02-10-2012, 11:54 AM #13
They remind me of many other Cults yet this one appears very interested in money.
Years ago when I was in college in GA, I lived by a Chiropractic College (Life).
I think the owner of the school practiced Scientology and students used this program to
manage money and people. I knew quite a few of them. In my opinion, they appeared to be
rather cold and very self centered.
02-10-2012, 07:02 PM #14
The old St. Petersburg Times in Fl. (now Tampa Bay Times) ran a good series about Scientology a few years ago called 'Inside Scientology':
The first section was 'The Money Machine':
PART 1: Religious workers in Clearwater bring in millions selling services and "closing" prospects.
PART 2: Church staffers hound Scientologists into buying expensive scripture sets and resort to deceit.

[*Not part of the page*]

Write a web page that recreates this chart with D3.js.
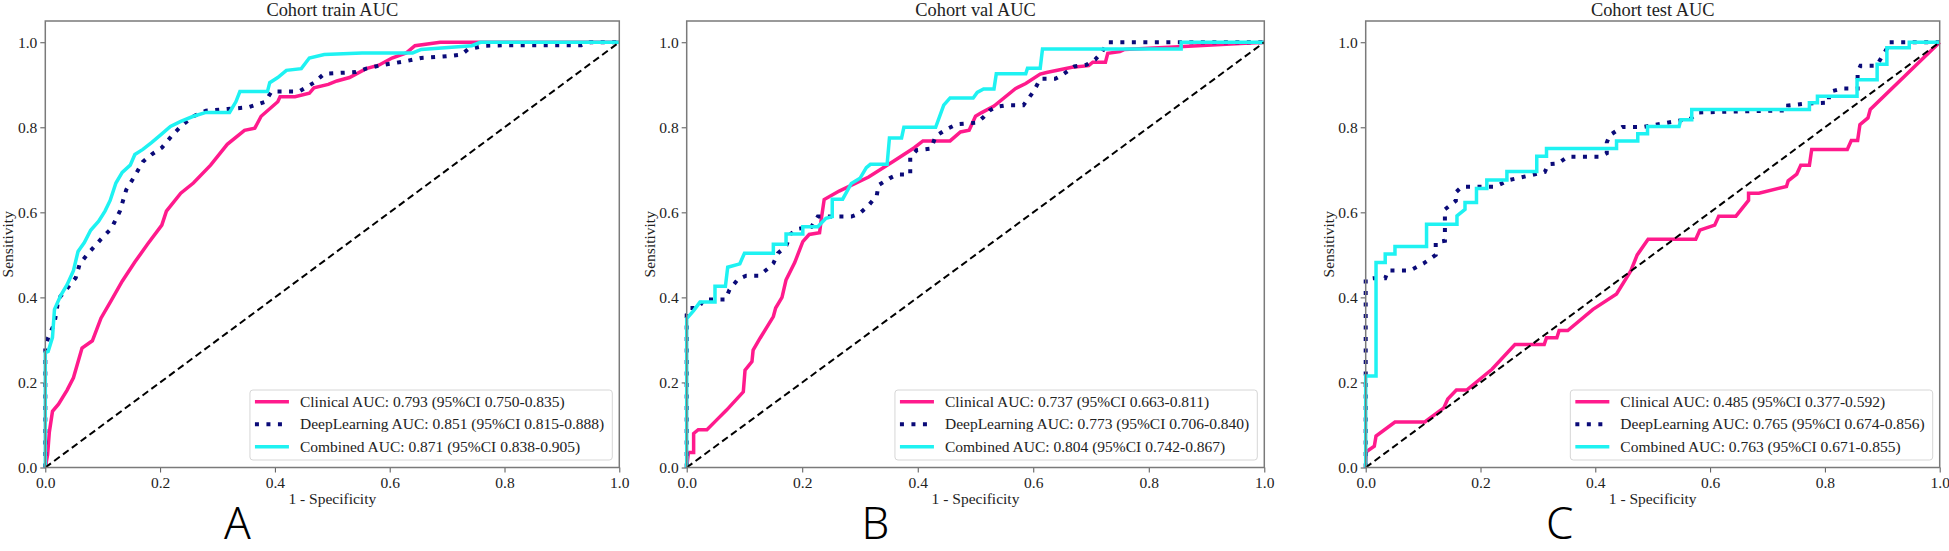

Ex-Scientologists cite extreme methods, eternal demands to fund church's 'save the Earth' mission
Giant 'Super Power' building in Clearwater takes a pause, yet millions keep flowing in
It includes a section about a woman that died in Clearwater under the care of Scientologists.
The result of the Times' reporting is this multi-part special report, the latest in a long history of Scientology coverage by the Times. The newspaper won a Pulitzer Prize for a 1979 report on Scientology. And in the years since, with the church's Clearwater headquarters in the Times' prime coverage area, the in-depth reporting has continued. This project, as you will see, features the three days of in-depth reports from the St. Petersburg Times, as well as additional content for this Web presentation. Those additional pieces include video; a photo gallery; and links to previous coverage in the Times, including the Pulitzer-winning coverage.
02-10-2012, 09:09 PM #15Registered User
- Join Date
- Aug 2003
- Palm Springs
I'm not in the mood to defend a Church I don't agree with today.
But I do have a question. I notice that a lot of our Australian members post when Scientology is the subject. Does the Church have a large presence in your country?